The fact is that language as it existed in 1787 or any other point is not binding upon us. There is no particular reason that we should stick exactly to those meanings; it certainly does not mandate that anywhere in the Constitution itself. There is no particular reason we need to stick only to the intent of the founders; even if there was a singular discernible intent and were not reliant entirely upon the opinion of a few prominent individuals who let their vanity get the better of them and presumed to present their own opinions of the law be presented as definitive.

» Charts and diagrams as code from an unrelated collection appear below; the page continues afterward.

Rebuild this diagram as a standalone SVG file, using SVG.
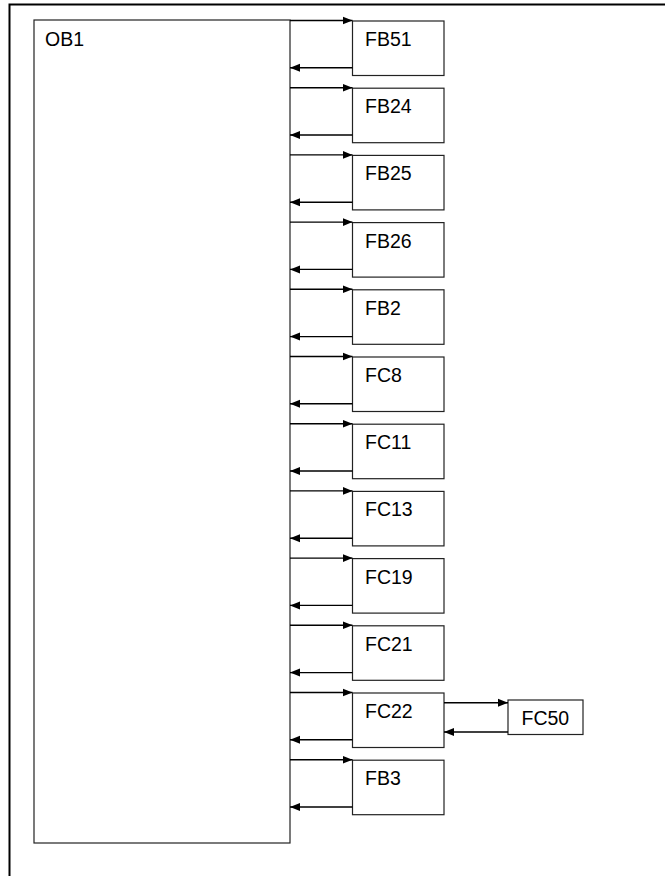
<svg xmlns="http://www.w3.org/2000/svg" width="665" height="876" viewBox="0 0 665 876">
<style>
.box{fill:#fff;stroke:#222;stroke-width:1.2}
.lbl{font-family:"Liberation Sans",Arial,sans-serif;font-size:19.5px;fill:#000}
.con{fill:none;stroke:#000;stroke-width:1.4}
</style>
<defs>
<marker id="ah" markerUnits="userSpaceOnUse" markerWidth="10" markerHeight="10" viewBox="0 0 10 10" refX="10" refY="5" orient="auto">
<path d="M0,1 L10,5 L0,9 Z" fill="#000"/>
</marker>
</defs>
<rect width="665" height="876" fill="#fff"/>
<path d="M9.5,876 V4.5 H665" fill="none" stroke="#000" stroke-width="2"/>
<g id="OB1"><rect class="box" x="34" y="20" width="256" height="823"/><text class="lbl" x="45" y="46">OB1</text></g>
<g id="FB51"><rect class="box" x="352.5" y="21" width="91.5" height="54.5"/><text class="lbl" x="365" y="46">FB51</text></g>
<g id="FB24"><rect class="box" x="352.5" y="88.2" width="91.5" height="54.5"/><text class="lbl" x="365" y="113.2">FB24</text></g>
<g id="FB25"><rect class="box" x="352.5" y="155.4" width="91.5" height="54.5"/><text class="lbl" x="365" y="180.4">FB25</text></g>
<g id="FB26"><rect class="box" x="352.5" y="222.6" width="91.5" height="54.5"/><text class="lbl" x="365" y="247.6">FB26</text></g>
<g id="FB2"><rect class="box" x="352.5" y="289.8" width="91.5" height="54.5"/><text class="lbl" x="365" y="314.8">FB2</text></g>
<g id="FC8"><rect class="box" x="352.5" y="357" width="91.5" height="54.5"/><text class="lbl" x="365" y="382">FC8</text></g>
<g id="FC11"><rect class="box" x="352.5" y="424.2" width="91.5" height="54.5"/><text class="lbl" x="365" y="449.2">FC11</text></g>
<g id="FC13"><rect class="box" x="352.5" y="491.4" width="91.5" height="54.5"/><text class="lbl" x="365" y="516.4">FC13</text></g>
<g id="FC19"><rect class="box" x="352.5" y="558.6" width="91.5" height="54.5"/><text class="lbl" x="365" y="583.6">FC19</text></g>
<g id="FC21"><rect class="box" x="352.5" y="625.8" width="91.5" height="54.5"/><text class="lbl" x="365" y="650.8">FC21</text></g>
<g id="FC22"><rect class="box" x="352.5" y="693" width="91.5" height="54.5"/><text class="lbl" x="365" y="718">FC22</text></g>
<g id="FB3"><rect class="box" x="352.5" y="760.2" width="91.5" height="54.5"/><text class="lbl" x="365" y="785.2">FB3</text></g>
<g id="FC50"><rect class="box" x="508" y="700" width="75" height="34.5"/><text class="lbl" x="521.5" y="725">FC50</text></g>
<g id="connectors">
<path class="con" marker-end="url(#ah)" d="M290,20.5 H352.5"/><path class="con" marker-end="url(#ah)" d="M352.5,67.8 H290"/>
<path class="con" marker-end="url(#ah)" d="M290,87.7 H352.5"/><path class="con" marker-end="url(#ah)" d="M352.5,135 H290"/>
<path class="con" marker-end="url(#ah)" d="M290,154.9 H352.5"/><path class="con" marker-end="url(#ah)" d="M352.5,202.2 H290"/>
<path class="con" marker-end="url(#ah)" d="M290,222.1 H352.5"/><path class="con" marker-end="url(#ah)" d="M352.5,269.4 H290"/>
<path class="con" marker-end="url(#ah)" d="M290,289.3 H352.5"/><path class="con" marker-end="url(#ah)" d="M352.5,336.6 H290"/>
<path class="con" marker-end="url(#ah)" d="M290,356.5 H352.5"/><path class="con" marker-end="url(#ah)" d="M352.5,403.8 H290"/>
<path class="con" marker-end="url(#ah)" d="M290,423.7 H352.5"/><path class="con" marker-end="url(#ah)" d="M352.5,471 H290"/>
<path class="con" marker-end="url(#ah)" d="M290,490.9 H352.5"/><path class="con" marker-end="url(#ah)" d="M352.5,538.2 H290"/>
<path class="con" marker-end="url(#ah)" d="M290,558.1 H352.5"/><path class="con" marker-end="url(#ah)" d="M352.5,605.4 H290"/>
<path class="con" marker-end="url(#ah)" d="M290,625.3 H352.5"/><path class="con" marker-end="url(#ah)" d="M352.5,672.6 H290"/>
<path class="con" marker-end="url(#ah)" d="M290,692.5 H352.5"/><path class="con" marker-end="url(#ah)" d="M352.5,739.8 H290"/>
<path class="con" marker-end="url(#ah)" d="M290,759.7 H352.5"/><path class="con" marker-end="url(#ah)" d="M352.5,807 H290"/>
<path class="con" marker-end="url(#ah)" d="M444,702.7 H508"/><path class="con" marker-end="url(#ah)" d="M508,732 H444"/>
</g>
</svg>
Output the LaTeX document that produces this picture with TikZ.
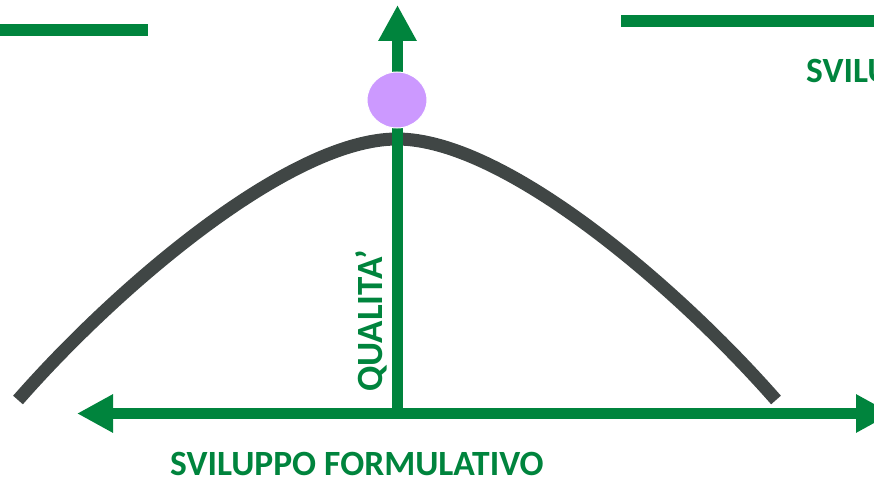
\documentclass[tikz,border=0pt]{standalone}
\usepackage{fontspec}
\setmainfont{Carlito}
\usetikzlibrary{arrows.meta,shapes.geometric}
\definecolor{dgreen}{RGB}{0,132,61}
\definecolor{dgray}{RGB}{64,70,69}
\definecolor{lilac}{RGB}{204,153,255}
\tikzset{
  greenbar/.style={draw=dgreen, line width=12pt},
  axisarrow/.style={draw=dgreen, line width=11pt, -{Triangle[length=36pt,width=36pt]}},
  curveline/.style={draw=dgray, line width=13pt},
  labeltext/.style={text=dgreen, font=\bfseries\fontsize{35.5}{35.5}\selectfont, inner sep=0pt},
}
\begin{document}
\begin{tikzpicture}[x=1pt,y=-1pt]
\useasboundingbox (0,0) rectangle (874,484);
\clip (0,0) rectangle (874,484);
% top bars
\coordinate (tl1) at (0,30);
\coordinate (tl2) at (148,30);
\coordinate (tr1) at (621,21);
\coordinate (tr2) at (874,21);
\draw[greenbar] (tl1) -- (tl2);
\draw[greenbar] (tr1) -- (tr2);
\node[labeltext, anchor=base west] (svil) at (806,83) {SVILUPPO FORMULATIVO};
% bell curve
\coordinate (cl) at (18,400);
\coordinate (cp) at (397,139);
\coordinate (cr) at (776,400);
\draw[curveline] (cl) .. controls (118,286) and (290,139) .. (cp)
                      .. controls (504,139) and (676,286) .. (cr);
% horizontal axis
\coordinate (hmid) at (397.5,413.5);
\coordinate (hl) at (77,413.5);
\coordinate (hr) at (892,413.5);
\draw[axisarrow] (hmid) -- (hl);
\draw[axisarrow] (hmid) -- (hr);
% vertical axis
\coordinate (vb) at (397.5,413);
\coordinate (vt) at (397.5,5);
\draw[axisarrow, line width=10.5pt] (vb) -- (vt);
% dot
\node[fill=lilac, ellipse, minimum width=60pt, minimum height=56pt, inner sep=0pt, draw=white, line width=1pt] (dot) at (397,100) {};
% labels
\node[labeltext, font=\bfseries\fontsize{37}{37}\selectfont, anchor=base west, rotate=90] (qual) at (382,392) {QUALITA’};
\node[labeltext, anchor=base west] (sf) at (170,475) {SVILUPPO FORMULATIVO};
\end{tikzpicture}
\end{document}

Hugo Black, who said a great many things most people here will agree with, and did far more in his life for the betterment and defense of liberty in this country that sit around and complain about "tyranny" all the time, had something to say on this, since people are so in love with quoting authority figures:
Quote:
While I have always believed that under the First and Fourteenth Amendments neither the State nor the Federal Government has any authority to regulate or censor the content of speech, I have never believed that any person has a right to give speeches or engage in demonstrations where he pleases and when he pleases.[73]
Moreover, Black took a narrow view of what constituted "speech" under the First Amendment; for him, "conduct" did not deserve the same protections that "speech" did.[74] For example, he did not believe that flag burning was speech; in Street v. New York (1969), he wrote: "It passes my belief that anything in the Federal Constitution bars a State from making the deliberate burning of the American flag an offense."[75] Similarly, he dissented from Cohen v. California (1971), in which the Court held that wearing a jacket emblazoned with the words "**** the Draft" was speech protected by the First Amendment. He agreed that this activity "was mainly conduct, and little speech."
If you want literalism and complete lack of interpretation, you will quickly find that your rights are far more constricted than if the court interprets how they apply to cases not clearly envisioned by the text. There wasn't any single exactl meaning for "cruel and unusual" or "shall not be infringed" in 1787, and there isn't now and that applyies to most of the Constitution. The plain meaning of the text to the common person is what is most important because it is the
people's Constitution. Part of the reason we put it in the hands of judges is so that individual political subsets do not get to tell the rest of "We the People" how their document is to be used.